> _Supplied information_:
>> begin

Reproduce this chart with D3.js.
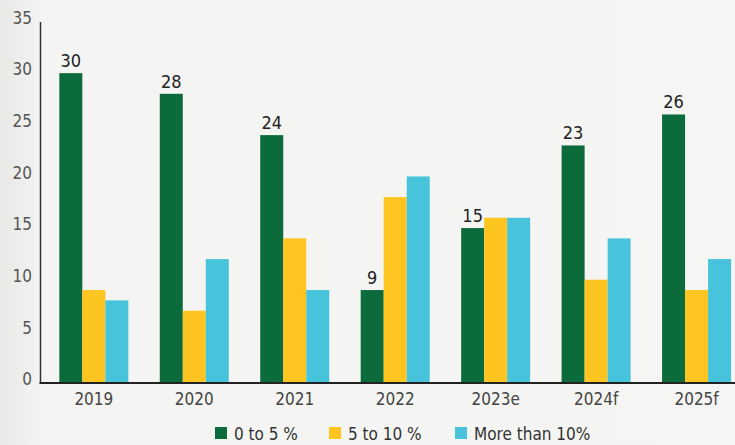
<!DOCTYPE html>
<html>
<head>
<meta charset="utf-8">
<script src="https://cdn.jsdelivr.net/npm/d3@7"></script>
<style>
  html, body { margin: 0; padding: 0; }
  body { width: 735px; height: 445px; overflow: hidden;
         background: linear-gradient(to right, #e8e8e7 0px, #f4f4f2 40px, #f5f5f3 100%); }
  svg { display: block; }
  text { font-family: "DejaVu Sans Condensed", "Liberation Sans Narrow", sans-serif; }
</style>
</head>
<body>
<svg id="chart"></svg>
<script>
const width = 735;
const height = 445;

const years = ['2019', '2020', '2021', '2022', '2023e', '2024f', '2025f'];
const seriesNames = ['0 to 5 %', '5 to 10 %', 'More than 10%'];
const low = [30, 28, 24, 9, 15, 23, 26];
const mid = [9, 7, 14, 18, 16, 10, 9];
const high = [8, 12, 9, 20, 16, 14, 12];
const yTicks = [0, 5, 10, 15, 20, 25, 30, 35];

const colors = ['#0c6b3b', '#fec520', '#47c4dc'];
const series = [low, mid, high];

const svg = d3.select('#chart')
            .attr('width', width)
            .attr('height', height);

const x = d3.scaleBand().domain(years).range([43.6, 746.8])
            .paddingInner(0.313).paddingOuter(0.1565);
const xSub = d3.scaleBand().domain(d3.range(3)).range([0, x.bandwidth()]);
const y = d3.scaleLinear().domain([0, 35]).range([383, 21.5]);

// bars
const groups = svg.selectAll('g.year').data(years)
    .enter().append('g')
    .attr('class', 'year')
    .attr('transform', d => `translate(${x(d)},0)`);

groups.selectAll('rect')
    .data((d, i) => series.map((s, k) => ({k: k, v: s[i]})))
    .enter().append('rect')
    .attr('x', d => xSub(d.k))
    .attr('y', d => y(d.v))
    .attr('width', xSub.bandwidth())
    .attr('height', d => y(0) - y(d.v))
    .attr('fill', d => colors[d.k]);

// labels above the green bars
svg.selectAll('text.value').data(years)
    .enter().append('text')
    .attr('class', 'value')
    .attr('x', (d, i) => x(d) + xSub(0) + xSub.bandwidth() / 2)
    .attr('y', (d, i) => y(low[i]) - 6)
    .attr('text-anchor', 'middle')
    .attr('font-size', 18)
    .attr('fill', '#222')
    .text((d, i) => low[i]);

// y axis
const yAxis = svg.append('g').attr('transform', 'translate(40,0)')
    .call(d3.axisLeft(y).tickValues(yTicks).tickSize(0).tickPadding(8));
yAxis.select('.domain').attr('stroke', '#333').attr('stroke-width', 1.5);
yAxis.selectAll('text')
    .attr('font-size', 17)
    .attr('fill', '#555')
    .attr('dy', '0.1em');

// x axis
const xAxis = svg.append('g').attr('transform', `translate(0,${y(0)})`)
    .call(d3.axisBottom(x).tickSize(0).tickPadding(10));
xAxis.select('.domain').attr('d', `M39.5,0H${width}`)
    .attr('stroke', '#222').attr('stroke-width', 2);
xAxis.selectAll('text')
    .attr('font-size', 17)
    .attr('fill', '#444');

// legend
const legendX = [215, 329, 455];
const legend = svg.selectAll('g.legend').data(seriesNames)
    .enter().append('g')
    .attr('class', 'legend')
    .attr('transform', (d, i) => `translate(${legendX[i]},427)`);
legend.append('rect')
    .attr('width', 12).attr('height', 12)
    .attr('fill', (d, i) => colors[i]);
legend.append('text')
    .attr('x', 19).attr('y', 12.5)
    .attr('font-size', 17)
    .attr('fill', '#333')
    .text(d => d);
</script>
</body>
</html>
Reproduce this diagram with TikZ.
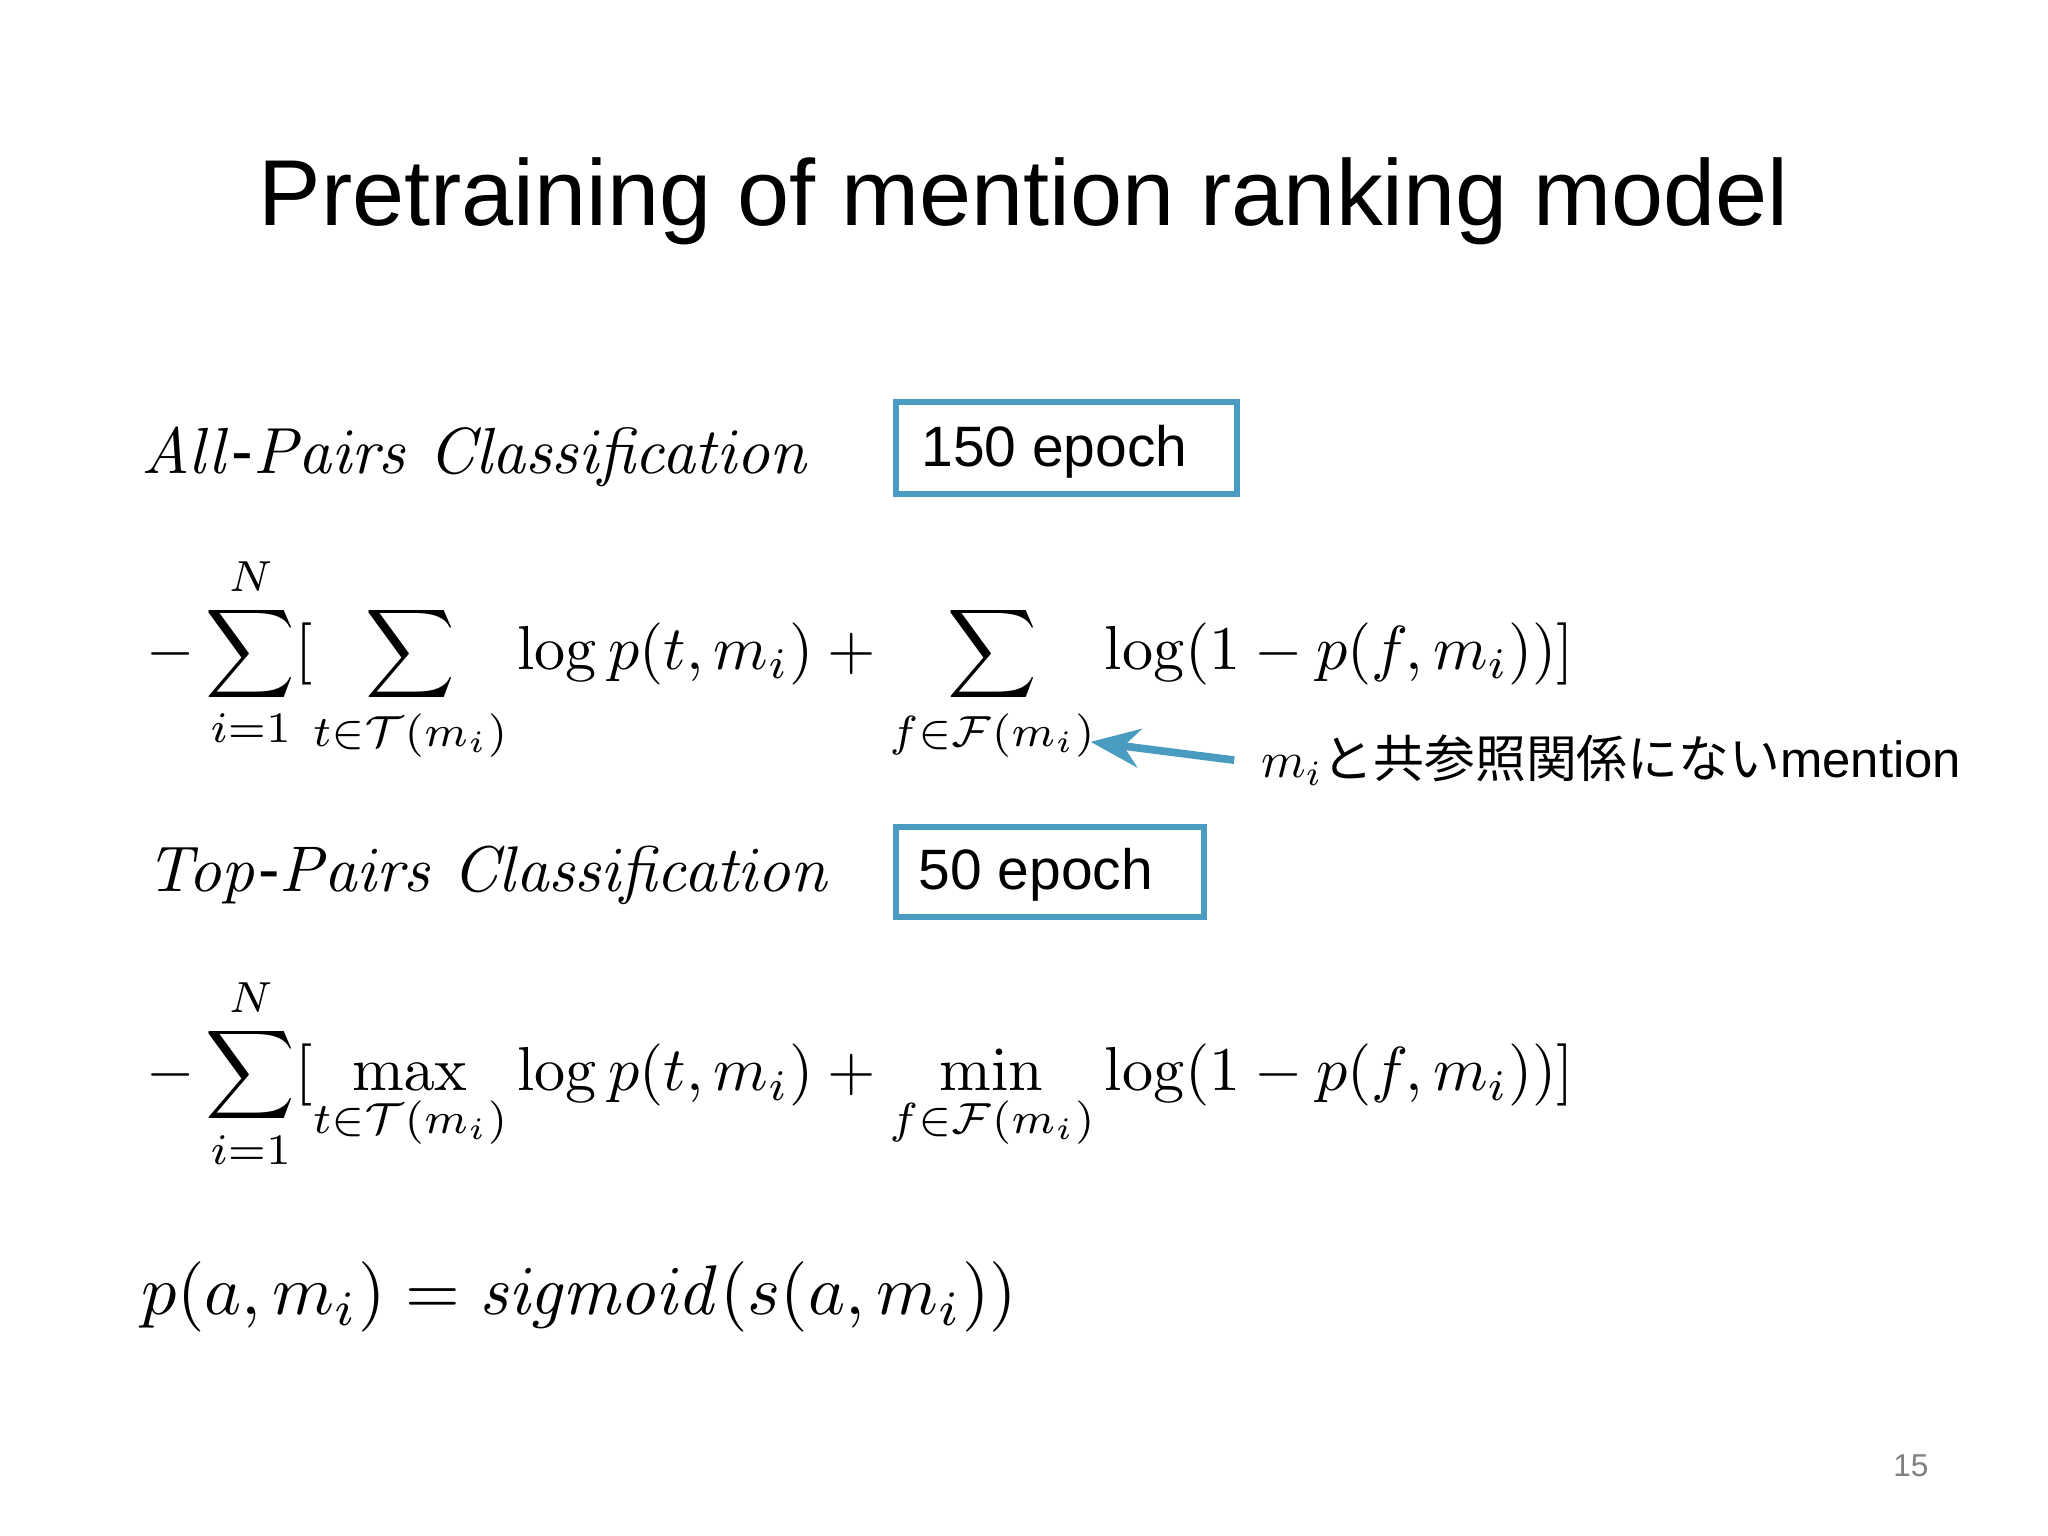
\documentclass[tikz,border=0pt]{standalone}
\usepackage{amsmath}
\usepackage[no-math]{fontspec}
\setmainfont{Liberation Sans}
\newfontfamily\cjk{Noto Sans CJK JP}
\usetikzlibrary{arrows.meta}
\definecolor{bx}{HTML}{4A9BC0}
\begin{document}
\begin{tikzpicture}[x=0.01306cm,y=-0.01306cm,
  lbl/.style={anchor=west,inner sep=0pt}]
\useasboundingbox (0,0) rectangle (1568,1176);
\node (title) at (784,154) {\resizebox{15.3cm}{!}{Pretraining of mention ranking model}};
\node[lbl] (ap) at (108,350) {\resizebox{6.7cm}{!}{$\mathit{All\text{-}Pairs\ Classification}$}};
\draw[bx,line width=1.6pt] (686,308) rectangle (947,378);
\node[lbl] (b1) at (705,346) {\fontsize{16.2}{20}\selectfont 150 epoch};
\node[lbl] (eq1) at (112,505) {\resizebox{14.27cm}{!}{$\displaystyle -\sum_{i=1}^{N}[\sum_{t\in\mathcal{T}(m_i)}\log p(t,m_i)+\sum_{f\in\mathcal{F}(m_i)}\log(1-p(f,m_i))]$}};
\coordinate (tip) at (835,568);
\node[lbl] (note) at (965,582) {\resizebox{7.0cm}{!}{$m_i$\cjk と共参照関係にない\rmfamily mention}};
\draw[bx,line width=2.2pt,-{Stealth[length=14pt,width=11pt]}] (945,582) -- (tip);
\node[lbl] (tp) at (112,670) {\resizebox{6.85cm}{!}{$\mathit{Top\text{-}Pairs\ Classification}$}};
\draw[bx,line width=1.6pt] (686,633) rectangle (922,702);
\node[lbl] (b2) at (703,670) {\fontsize{16.2}{20}\selectfont 50 epoch};
\node[lbl] (eq2) at (112,822) {\resizebox{14.27cm}{!}{$\displaystyle -\sum_{i=1}^{N}[\max_{t\in\mathcal{T}(m_i)}\log p(t,m_i)+\min_{f\in\mathcal{F}(m_i)}\log(1-p(f,m_i))]$}};
\node[lbl] (sig) at (108,993) {\resizebox{8.75cm}{!}{$p(a,m_i)=\mathit{sigmoid}(s(a,m_i))$}};
\node[text=gray] (pg) at (1463,1122) {\fontsize{9}{10}\selectfont 15};
\end{tikzpicture}
\end{document}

>> end

> _Work required_: Exactly and only the lines from the top of the records down to the line containing "const yTicks = [0, 5, 10, 15, 20, 25, 30, 35];" should be transcribed, please, without the pictures.

> _Exercise output_:
Reproduce this chart with D3.js.
<!DOCTYPE html>
<html>
<head>
<meta charset="utf-8">
<script src="https://cdn.jsdelivr.net/npm/d3@7"></script>
<style>
  html, body { margin: 0; padding: 0; }
  body { width: 735px; height: 445px; overflow: hidden;
         background: linear-gradient(to right, #e8e8e7 0px, #f4f4f2 40px, #f5f5f3 100%); }
  svg { display: block; }
  text { font-family: "DejaVu Sans Condensed", "Liberation Sans Narrow", sans-serif; }
</style>
</head>
<body>
<svg id="chart"></svg>
<script>
const width = 735;
const height = 445;

const years = ['2019', '2020', '2021', '2022', '2023e', '2024f', '2025f'];
const seriesNames = ['0 to 5 %', '5 to 10 %', 'More than 10%'];
const low = [30, 28, 24, 9, 15, 23, 26];
const mid = [9, 7, 14, 18, 16, 10, 9];
const high = [8, 12, 9, 20, 16, 14, 12];
const yTicks = [0, 5, 10, 15, 20, 25, 30, 35];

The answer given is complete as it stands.